La propuesta “Paz Total” y el
reinicio de negociaciones con el Comando Central (COCE) del ELN, plantean el
doble discurso vigente: la gerontocracia de esa organización sesentera,
mantienen un discurso político de corte castrista. Están protegidos en Cuba.
Pero sus huestes, frentes y cuadrilla, que suman unos 3.000 efectivos, están
profundamente comprometidos con la minería ilegal y el narcotráfico. Creemos
que la tal Paz Total para Colombia, un país con seis décadas de violencia
interna, va a ser un fiasco mayor. Porque si eso es con el ELN, ¿Cómo será con
las otras organizaciones narco criminales? Esperemos que el Alto Comisionado
para la Paz, tenga una hoja de ruta clara pues la inseguridad en Colombia nos
está afectando a todos, a lo que se agregan las crecientes afugias económicas.

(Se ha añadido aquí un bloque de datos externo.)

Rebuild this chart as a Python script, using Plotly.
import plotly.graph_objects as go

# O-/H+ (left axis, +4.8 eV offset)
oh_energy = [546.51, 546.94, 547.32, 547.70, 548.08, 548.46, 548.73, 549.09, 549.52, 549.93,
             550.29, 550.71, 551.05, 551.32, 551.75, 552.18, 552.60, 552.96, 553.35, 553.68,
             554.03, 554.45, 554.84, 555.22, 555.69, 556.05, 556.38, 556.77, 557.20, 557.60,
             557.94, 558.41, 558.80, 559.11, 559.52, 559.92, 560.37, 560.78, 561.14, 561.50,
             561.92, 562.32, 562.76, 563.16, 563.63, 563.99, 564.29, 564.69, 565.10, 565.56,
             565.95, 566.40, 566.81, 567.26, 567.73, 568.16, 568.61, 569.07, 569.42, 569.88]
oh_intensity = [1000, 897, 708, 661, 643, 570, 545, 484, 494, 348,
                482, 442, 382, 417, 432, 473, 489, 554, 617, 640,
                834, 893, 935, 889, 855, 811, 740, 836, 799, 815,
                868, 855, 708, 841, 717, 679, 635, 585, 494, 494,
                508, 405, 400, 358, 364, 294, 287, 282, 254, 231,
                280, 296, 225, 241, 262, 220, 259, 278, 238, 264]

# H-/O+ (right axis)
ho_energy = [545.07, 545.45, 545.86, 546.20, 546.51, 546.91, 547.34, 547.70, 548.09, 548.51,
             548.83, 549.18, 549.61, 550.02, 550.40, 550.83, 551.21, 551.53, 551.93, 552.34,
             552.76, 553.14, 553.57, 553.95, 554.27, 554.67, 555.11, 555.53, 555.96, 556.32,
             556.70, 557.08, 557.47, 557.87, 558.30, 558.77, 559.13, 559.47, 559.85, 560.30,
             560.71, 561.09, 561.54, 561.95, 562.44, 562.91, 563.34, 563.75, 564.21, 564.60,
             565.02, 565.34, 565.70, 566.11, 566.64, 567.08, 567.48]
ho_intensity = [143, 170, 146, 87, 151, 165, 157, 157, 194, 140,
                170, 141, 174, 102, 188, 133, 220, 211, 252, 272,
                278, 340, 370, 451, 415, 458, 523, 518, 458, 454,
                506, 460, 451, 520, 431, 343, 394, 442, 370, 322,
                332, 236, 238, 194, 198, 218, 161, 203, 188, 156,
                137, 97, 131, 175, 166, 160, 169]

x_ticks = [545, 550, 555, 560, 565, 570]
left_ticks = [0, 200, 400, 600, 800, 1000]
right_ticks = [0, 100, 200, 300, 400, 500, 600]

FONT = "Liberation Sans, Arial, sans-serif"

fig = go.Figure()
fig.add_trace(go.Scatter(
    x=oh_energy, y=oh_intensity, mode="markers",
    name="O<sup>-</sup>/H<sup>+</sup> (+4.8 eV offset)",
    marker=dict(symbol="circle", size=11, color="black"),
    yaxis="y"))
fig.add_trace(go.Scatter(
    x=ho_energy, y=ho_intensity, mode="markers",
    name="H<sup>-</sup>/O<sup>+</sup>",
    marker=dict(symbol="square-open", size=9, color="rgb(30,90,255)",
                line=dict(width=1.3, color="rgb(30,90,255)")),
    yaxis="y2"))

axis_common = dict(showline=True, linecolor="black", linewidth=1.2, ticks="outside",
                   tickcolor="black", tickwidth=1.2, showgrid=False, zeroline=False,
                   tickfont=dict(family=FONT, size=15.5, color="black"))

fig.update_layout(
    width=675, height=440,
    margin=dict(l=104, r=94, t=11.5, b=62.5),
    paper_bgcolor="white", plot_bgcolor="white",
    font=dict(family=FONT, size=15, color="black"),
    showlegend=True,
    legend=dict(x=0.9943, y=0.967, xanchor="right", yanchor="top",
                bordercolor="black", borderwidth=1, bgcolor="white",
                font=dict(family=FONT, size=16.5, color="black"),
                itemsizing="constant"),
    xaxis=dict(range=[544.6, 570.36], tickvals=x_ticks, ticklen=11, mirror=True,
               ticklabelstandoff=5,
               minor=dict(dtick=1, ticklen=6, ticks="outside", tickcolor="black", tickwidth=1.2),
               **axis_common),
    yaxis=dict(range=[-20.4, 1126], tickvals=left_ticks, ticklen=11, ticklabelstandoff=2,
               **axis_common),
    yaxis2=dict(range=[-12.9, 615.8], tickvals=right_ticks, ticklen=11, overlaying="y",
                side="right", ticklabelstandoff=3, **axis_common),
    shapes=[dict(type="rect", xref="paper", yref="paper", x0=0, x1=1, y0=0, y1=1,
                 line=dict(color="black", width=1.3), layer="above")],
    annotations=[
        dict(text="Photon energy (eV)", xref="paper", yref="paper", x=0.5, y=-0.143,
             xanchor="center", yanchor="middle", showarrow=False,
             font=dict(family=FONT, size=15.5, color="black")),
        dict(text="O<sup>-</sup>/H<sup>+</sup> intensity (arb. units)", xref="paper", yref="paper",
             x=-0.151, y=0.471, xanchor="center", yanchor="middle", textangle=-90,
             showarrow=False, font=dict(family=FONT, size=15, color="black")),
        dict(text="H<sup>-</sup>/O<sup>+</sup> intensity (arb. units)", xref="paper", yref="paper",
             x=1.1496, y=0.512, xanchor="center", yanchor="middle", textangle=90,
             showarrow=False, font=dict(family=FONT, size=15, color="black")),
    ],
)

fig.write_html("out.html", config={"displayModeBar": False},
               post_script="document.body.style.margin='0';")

De las torres de Manhattan a las
negociaciones con el ELN en La Habana y en las selvas el Chocó, la lucha contra
el narco terrorismo no ha perdido vigencia, mucho menos en Colombia en donde la
guerra irregular está en pleno desarrollo. Y la civilidad de Nueva York no
tiene nada que envidiarle al primitivismo de la selva chocoana en Colombia.